Exercise goal:
Look through the entries and report how many lines include the word "drawn". Give the number alone.

Record excerpts:
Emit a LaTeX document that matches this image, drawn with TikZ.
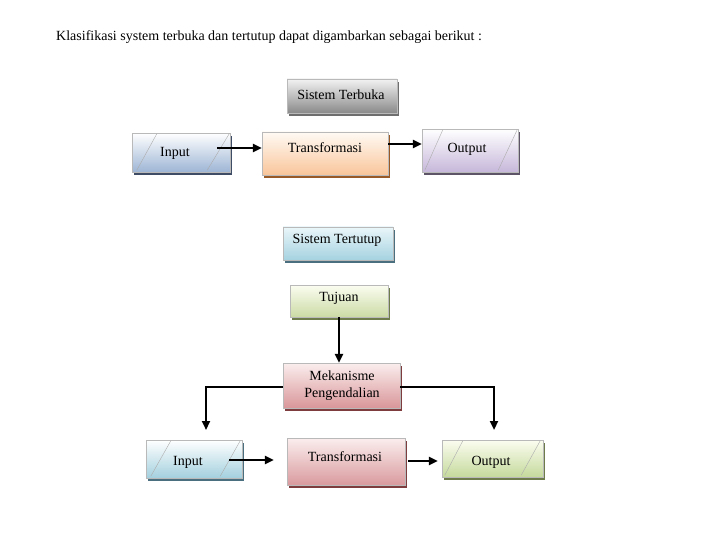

==

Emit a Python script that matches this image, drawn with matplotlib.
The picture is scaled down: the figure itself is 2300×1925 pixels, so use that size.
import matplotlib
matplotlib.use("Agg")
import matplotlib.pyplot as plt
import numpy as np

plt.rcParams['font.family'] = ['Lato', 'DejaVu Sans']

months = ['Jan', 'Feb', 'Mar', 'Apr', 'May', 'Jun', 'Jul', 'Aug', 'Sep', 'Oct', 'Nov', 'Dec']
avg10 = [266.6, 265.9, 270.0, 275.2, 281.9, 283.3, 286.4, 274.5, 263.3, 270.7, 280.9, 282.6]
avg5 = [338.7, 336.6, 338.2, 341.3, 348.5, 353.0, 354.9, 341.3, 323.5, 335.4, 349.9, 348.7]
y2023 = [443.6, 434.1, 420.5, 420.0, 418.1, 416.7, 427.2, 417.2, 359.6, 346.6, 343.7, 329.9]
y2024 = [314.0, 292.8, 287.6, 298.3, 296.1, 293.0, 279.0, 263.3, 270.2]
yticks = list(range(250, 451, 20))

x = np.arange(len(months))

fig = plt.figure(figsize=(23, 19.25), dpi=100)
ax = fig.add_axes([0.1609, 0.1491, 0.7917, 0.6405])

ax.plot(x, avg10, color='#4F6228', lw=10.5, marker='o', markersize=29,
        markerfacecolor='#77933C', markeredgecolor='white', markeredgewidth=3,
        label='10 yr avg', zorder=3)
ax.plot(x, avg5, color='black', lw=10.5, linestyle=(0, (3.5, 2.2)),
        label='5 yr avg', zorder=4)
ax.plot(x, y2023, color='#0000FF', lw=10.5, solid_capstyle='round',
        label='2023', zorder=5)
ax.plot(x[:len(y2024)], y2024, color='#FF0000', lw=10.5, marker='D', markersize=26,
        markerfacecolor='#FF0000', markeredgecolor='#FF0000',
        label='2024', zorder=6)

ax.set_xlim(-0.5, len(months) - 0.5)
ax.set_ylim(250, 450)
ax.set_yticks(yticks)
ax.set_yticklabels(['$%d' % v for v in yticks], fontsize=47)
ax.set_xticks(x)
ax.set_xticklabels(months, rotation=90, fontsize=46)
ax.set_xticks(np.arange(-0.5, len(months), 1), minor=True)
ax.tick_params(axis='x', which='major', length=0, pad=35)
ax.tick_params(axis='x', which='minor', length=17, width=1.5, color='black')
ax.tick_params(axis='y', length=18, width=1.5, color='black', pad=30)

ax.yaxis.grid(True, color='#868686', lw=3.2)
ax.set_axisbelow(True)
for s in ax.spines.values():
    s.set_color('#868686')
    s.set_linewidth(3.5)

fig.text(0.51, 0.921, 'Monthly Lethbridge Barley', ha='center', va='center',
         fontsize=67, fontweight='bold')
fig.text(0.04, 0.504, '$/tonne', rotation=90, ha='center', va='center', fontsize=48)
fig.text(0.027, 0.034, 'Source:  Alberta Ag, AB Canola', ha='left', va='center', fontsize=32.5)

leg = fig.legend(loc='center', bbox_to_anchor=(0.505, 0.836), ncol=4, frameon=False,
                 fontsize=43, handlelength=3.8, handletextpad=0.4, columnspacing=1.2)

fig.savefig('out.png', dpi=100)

--

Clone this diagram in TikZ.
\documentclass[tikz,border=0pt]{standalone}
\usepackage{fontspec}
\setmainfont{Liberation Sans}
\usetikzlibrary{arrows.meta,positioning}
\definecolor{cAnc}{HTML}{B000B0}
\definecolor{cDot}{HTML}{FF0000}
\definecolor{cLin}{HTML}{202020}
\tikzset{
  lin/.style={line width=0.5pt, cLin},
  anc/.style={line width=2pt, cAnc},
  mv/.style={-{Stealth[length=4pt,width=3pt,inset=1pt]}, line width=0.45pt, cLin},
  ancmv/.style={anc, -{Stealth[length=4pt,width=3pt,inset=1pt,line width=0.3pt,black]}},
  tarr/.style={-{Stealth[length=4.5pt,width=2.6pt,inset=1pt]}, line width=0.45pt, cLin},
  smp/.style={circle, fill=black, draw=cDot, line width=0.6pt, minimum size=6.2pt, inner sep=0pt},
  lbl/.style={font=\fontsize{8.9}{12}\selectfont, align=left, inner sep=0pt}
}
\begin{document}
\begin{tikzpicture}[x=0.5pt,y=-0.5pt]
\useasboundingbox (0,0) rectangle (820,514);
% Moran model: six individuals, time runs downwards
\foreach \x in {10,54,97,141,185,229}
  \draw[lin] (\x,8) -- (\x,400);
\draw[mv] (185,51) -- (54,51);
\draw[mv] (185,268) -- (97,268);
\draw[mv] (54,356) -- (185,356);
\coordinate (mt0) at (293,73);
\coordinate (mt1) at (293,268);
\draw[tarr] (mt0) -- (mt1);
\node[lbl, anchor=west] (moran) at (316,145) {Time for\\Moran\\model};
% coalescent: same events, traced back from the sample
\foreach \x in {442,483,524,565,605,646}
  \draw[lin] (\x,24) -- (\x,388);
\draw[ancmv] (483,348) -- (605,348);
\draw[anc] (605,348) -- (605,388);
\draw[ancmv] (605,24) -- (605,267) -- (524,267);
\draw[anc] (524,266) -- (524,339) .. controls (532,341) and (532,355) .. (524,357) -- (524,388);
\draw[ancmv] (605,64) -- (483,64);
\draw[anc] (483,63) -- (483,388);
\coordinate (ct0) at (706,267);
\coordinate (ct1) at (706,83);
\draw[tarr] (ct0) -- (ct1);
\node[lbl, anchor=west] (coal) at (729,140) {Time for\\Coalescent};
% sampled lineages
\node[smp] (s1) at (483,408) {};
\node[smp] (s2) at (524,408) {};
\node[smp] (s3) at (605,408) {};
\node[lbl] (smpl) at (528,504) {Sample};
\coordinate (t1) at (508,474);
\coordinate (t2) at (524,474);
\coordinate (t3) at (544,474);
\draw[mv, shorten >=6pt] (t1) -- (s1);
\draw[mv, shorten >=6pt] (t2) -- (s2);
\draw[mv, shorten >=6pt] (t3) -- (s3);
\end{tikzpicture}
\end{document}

Exercise answer:
2